Given task ▸ Copy nothing but the part that opens with the line containing "Emit a web page" and closes with the line containing "var myChart = echarts.init(document.getElementById('chart'));". Do not include pictures.

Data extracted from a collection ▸
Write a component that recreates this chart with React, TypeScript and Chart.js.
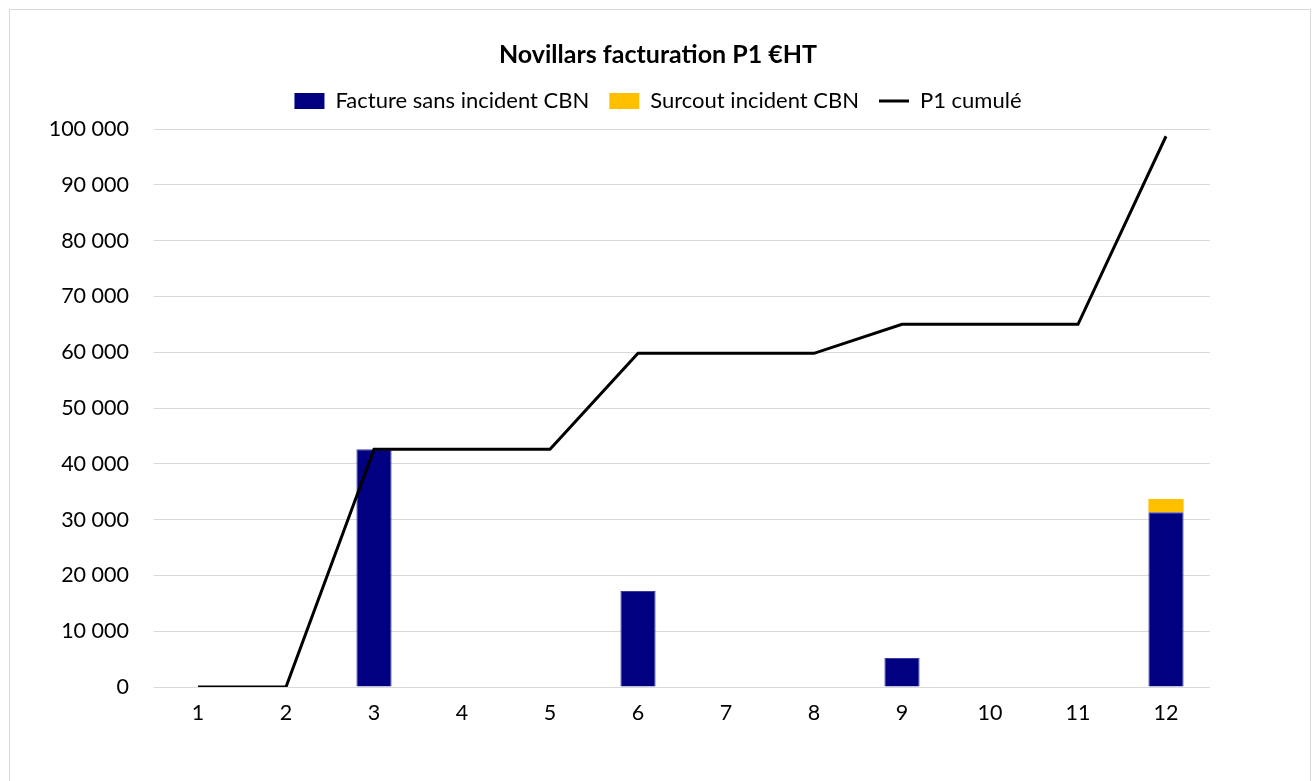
import React, { useEffect, useRef } from "react";
import { Chart, registerables, layouts } from "chart.js";

Chart.register(...registerables);

const TITLE = "Novillars facturation P1 €HT";
const months = ["1", "2", "3", "4", "5", "6", "7", "8", "9", "10", "11", "12"];
const factureSansIncident = [null, null, 42600, null, null, 17200, null, null, 5200, null, null, 31300];
const surcoutIncident = [null, null, null, null, null, null, null, null, null, null, null, 2400];
const p1Cumule = [0, 0, 42600, 42600, 42600, 59800, 59800, 59800, 65000, 65000, 65000, 98700];

const FONT = "Lato, 'Open Sans', sans-serif";

const fmt = (v: number) => {
  const s = Math.round(v).toString();
  return s.replace(/\B(?=(\d{3})+(?!\d))/g, " ");
};

const makeBox = (position: string, size: number): any => ({
  position,
  weight: 1,
  fullSize: position === "top",
  options: {},
  width: 0,
  height: 0,
  top: 0,
  left: 0,
  right: 0,
  bottom: 0,
  isHorizontal() {
    return position === "top" || position === "bottom";
  },
  update(maxWidth: number, maxHeight: number) {
    if (this.isHorizontal()) {
      this.width = maxWidth;
      this.height = size;
    } else {
      this.width = size;
      this.height = maxHeight;
    }
  },
  draw() {},
});

const spacerPlugin = {
  id: "layoutSpacers",
  beforeInit(chart: any) {
    layouts.addBox(chart, makeBox("top", 7));
    layouts.addBox(chart, makeBox("right", 106));
  },
};

export default function App() {
  const ref = useRef<HTMLCanvasElement | null>(null);

  useEffect(() => {
    if (!ref.current) return;
    const chart = new Chart(ref.current, {
      type: "bar",
      data: {
        labels: months,
        datasets: [
          {
            type: "bar",
            label: "Facture sans incident CBN",
            data: factureSansIncident as any,
            backgroundColor: "#000080",
            borderColor: "#3a3aa6",
            borderWidth: 1,
            stack: "bars",
            order: 2,
            barPercentage: 0.4,
            categoryPercentage: 1,
          },
          {
            type: "bar",
            label: "Surcout incident CBN",
            data: surcoutIncident as any,
            backgroundColor: "#FFC000",
            borderWidth: 0,
            stack: "bars",
            order: 2,
            barPercentage: 0.4,
            categoryPercentage: 1,
          },
          {
            type: "line",
            label: "P1 cumulé",
            data: p1Cumule,
            borderColor: "#000000",
            backgroundColor: "#000000",
            borderWidth: 3,
            pointRadius: 0,
            tension: 0,
            stack: "line",
            order: 0,
          } as any,
        ],
      },
      plugins: [spacerPlugin as any],
      options: {
        responsive: false,
        animation: false,
        layout: { padding: { left: 0, right: 0, top: 0, bottom: 0 } },
        plugins: {
          title: {
            display: true,
            text: TITLE,
            color: "#000",
            font: { family: FONT, size: 25, weight: "bold", lineHeight: 1.2 },
            padding: { top: 40, bottom: 0 },
          },
          legend: {
            display: true,
            position: "top",
            labels: {
              color: "#000",
              font: { family: FONT, size: 22 },
              usePointStyle: true,
              pointStyleWidth: 30,
              boxHeight: 16,
              padding: 20,
              sort: (a: any, b: any) => a.datasetIndex - b.datasetIndex,
              generateLabels: (c: any) => {
                const items = Chart.defaults.plugins.legend.labels.generateLabels(c);
                return items.map((it: any) => {
                  if (it.datasetIndex === 2) {
                    it.pointStyle = "line";
                    it.lineWidth = 3;
                    it.strokeStyle = "#000";
                  } else {
                    it.pointStyle = "rect";
                    it.lineWidth = 0;
                  }
                  return it;
                });
              },
            },
          },
          tooltip: { enabled: false },
        },
        scales: {
          x: {
            stacked: true,
            grid: { display: false, drawTicks: false },
            border: { display: false },
            ticks: { color: "#000", font: { family: FONT, size: 21.5 }, padding: 13 },
            afterFit: (s: any) => {
              s.height = 94;
            },
          },
          y: {
            stacked: true,
            min: 0,
            max: 100000,
            grid: { color: "#d9d9d9", drawTicks: false, lineWidth: 1 },
            border: { display: false },
            ticks: {
              stepSize: 10000,
              color: "#000",
              font: { family: FONT, size: 21.5 },
              padding: 25,
              callback: (v: any) => fmt(Number(v)),
            },
            afterFit: (s: any) => {
              s.width = 154;
            },
          },
        },
      },
    });
    return () => chart.destroy();
  }, []);

  return (
    <div style={{ position: "fixed", left: 0, top: 0, width: 1316, height: 781, background: "#fff" }}>
      <div
        style={{
          position: "absolute",
          left: 9,
          top: 9,
          width: 1302,
          height: 800,
          border: "1px solid #d9d9d9",
          boxSizing: "border-box",
        }}
      />
      <canvas ref={ref} width={1316} height={781} style={{ position: "absolute", left: 0, top: 0 }} />
    </div>
  );
}
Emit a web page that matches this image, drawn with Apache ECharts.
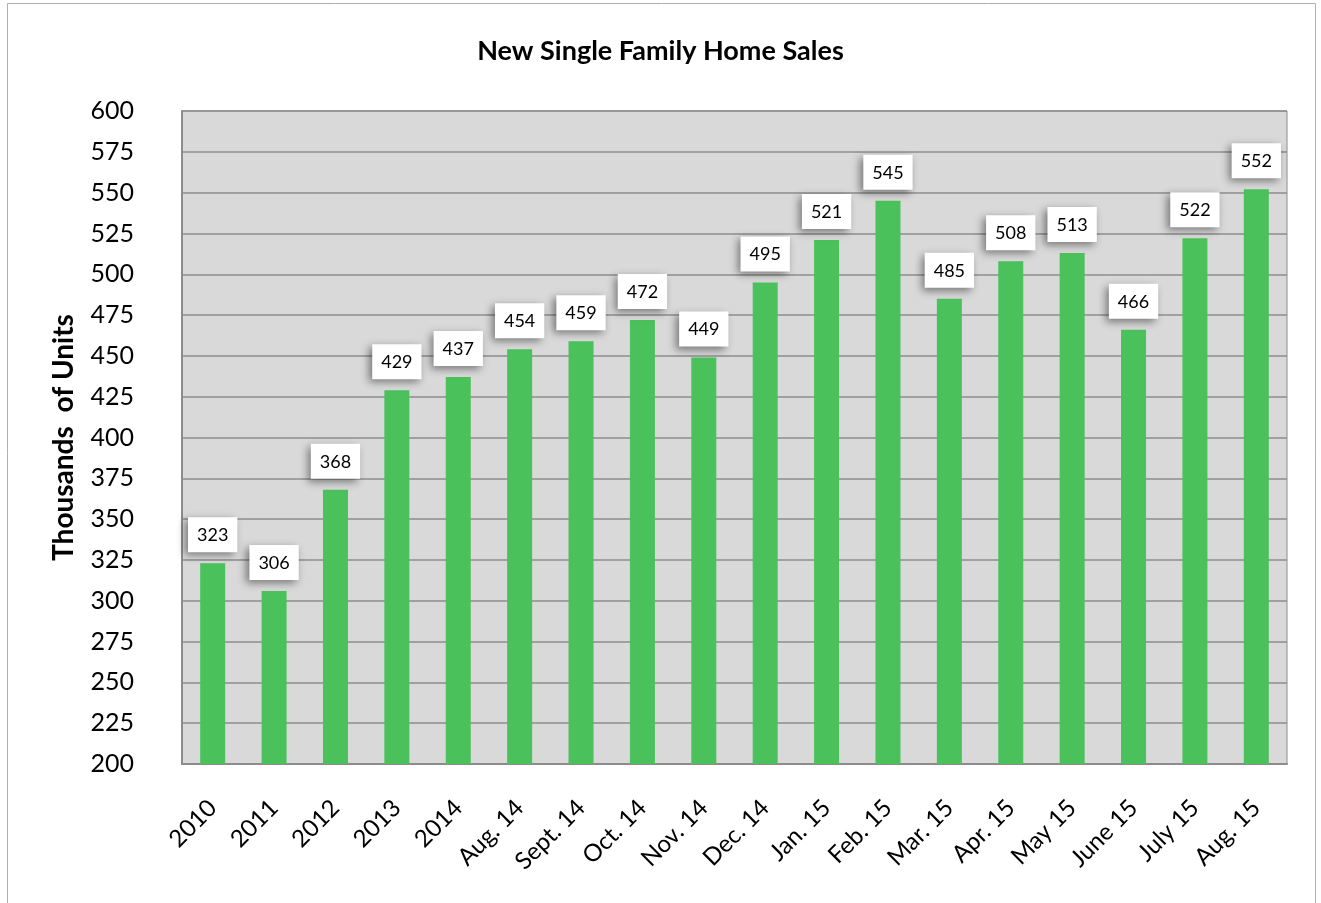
<!DOCTYPE html>
<html>
<head>
	<meta charset="UTF-8">
	<title>New Single Family Home Sales</title>
	<script src="https://cdn.jsdelivr.net/npm/echarts@6/dist/echarts.min.js"></script>
	<style>
		html, body { margin: 0; padding: 0; background: #fff; }
		#chart { width: 1321px; height: 903px; }
	</style>
</head>
<body>
	<div id="chart"></div>
<script type="text/javascript">
		// data
		var categories = ['2010', '2011', '2012', '2013', '2014', 'Aug. 14', 'Sept. 14', 'Oct. 14', 'Nov. 14',
			'Dec. 14', 'Jan. 15', 'Feb. 15', 'Mar. 15', 'Apr. 15', 'May 15', 'June 15', 'July 15', 'Aug. 15'];
		var sales = [323, 306, 368, 429, 437, 454, 459, 472, 449, 495, 521, 545, 485, 508, 513, 466, 522, 552];
		var yTicks = [200, 600, 25];

		var font = 'Lato, "Open Sans", sans-serif';
		var myChart = echarts.init(document.getElementById('chart'));

		var option = {
			backgroundColor: '#fff',
			textStyle: { fontFamily: font },
			graphic: [{
				type: 'rect',
				shape: { x: 7.5, y: 3.5, width: 1308, height: 920 },
				style: { fill: 'none', stroke: '#b0b0b0', lineWidth: 1 },
				silent: true
			}],
			title: {
				text: 'New Single Family Home Sales',
				left: 'center',
				top: 33,
				textStyle: { fontSize: 27, fontWeight: 'bold', color: '#000', fontFamily: font }
			},
			grid: {
				left: 182, right: 34, top: 111, bottom: 139,
				show: true,
				backgroundColor: '#d9d9d9',
				borderColor: '#8c8c8c',
				borderWidth: 1
			},
			xAxis: {
				type: 'category',
				data: categories,
				axisLine: { lineStyle: { color: '#8c8c8c', width: 2 } },
				axisTick: { show: false },
				axisLabel: {
					interval: 0,
					rotate: 45,
					margin: 40,
					fontSize: 24,
					color: '#000',
					fontFamily: font
				}
			},
			yAxis: {
				type: 'value',
				min: yTicks[0],
				max: yTicks[1],
				interval: yTicks[2],
				name: 'Thousands  of Units',
				nameLocation: 'middle',
				nameGap: 104,
				nameTextStyle: { fontSize: 28, fontWeight: 'bold', color: '#000', fontFamily: font },
				axisLine: { show: true, lineStyle: { color: '#8c8c8c', width: 2 } },
				axisTick: { show: false },
				axisLabel: { fontSize: 25, color: '#000', margin: 48, fontFamily: font },
				splitLine: { lineStyle: { color: '#8c8c8c', width: 1.5 } }
			},
			series: [{
				type: 'bar',
				data: sales,
				barWidth: 25,
				itemStyle: { color: '#4bc15b' },
				label: {
					show: true,
					position: 'top',
					distance: 11,
					fontSize: 18,
					color: '#000',
					fontFamily: font,
					backgroundColor: '#fff',
					padding: [9, 9, 8, 9],
					shadowBlur: 8,
					shadowColor: 'rgba(0,0,0,0.45)',
					shadowOffsetX: -3,
					shadowOffsetY: 3
				}
			}]
		};

		myChart.setOption(option);
	</script>
</body>
</html>
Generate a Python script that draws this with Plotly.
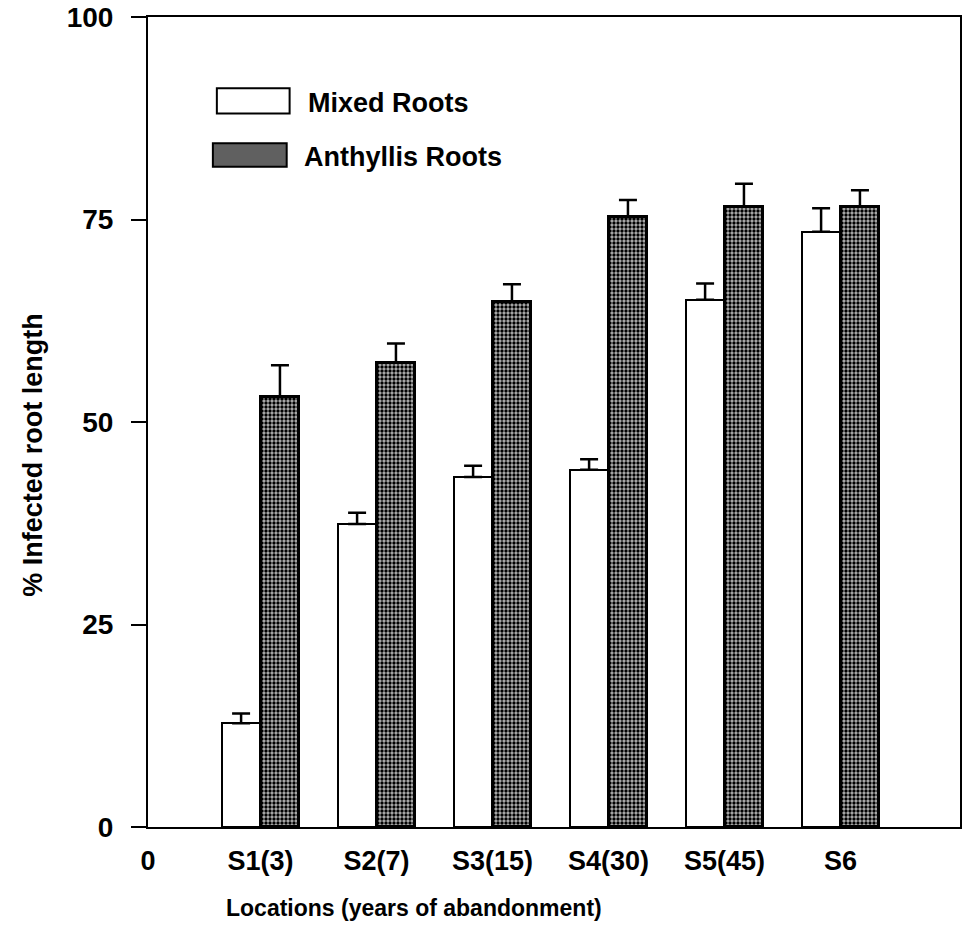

The completed task ▸
Emit a web page that matches this image, drawn with Apache ECharts.
<!DOCTYPE html>
<html>
<head>
	<meta charset="UTF-8">
	<title>New Single Family Home Sales</title>
	<script src="https://cdn.jsdelivr.net/npm/echarts@6/dist/echarts.min.js"></script>
	<style>
		html, body { margin: 0; padding: 0; background: #fff; }
		#chart { width: 1321px; height: 903px; }
	</style>
</head>
<body>
	<div id="chart"></div>
<script type="text/javascript">
		// data
		var categories = ['2010', '2011', '2012', '2013', '2014', 'Aug. 14', 'Sept. 14', 'Oct. 14', 'Nov. 14',
			'Dec. 14', 'Jan. 15', 'Feb. 15', 'Mar. 15', 'Apr. 15', 'May 15', 'June 15', 'July 15', 'Aug. 15'];
		var sales = [323, 306, 368, 429, 437, 454, 459, 472, 449, 495, 521, 545, 485, 508, 513, 466, 522, 552];
		var yTicks = [200, 600, 25];

		var font = 'Lato, "Open Sans", sans-serif';
		var myChart = echarts.init(document.getElementById('chart'));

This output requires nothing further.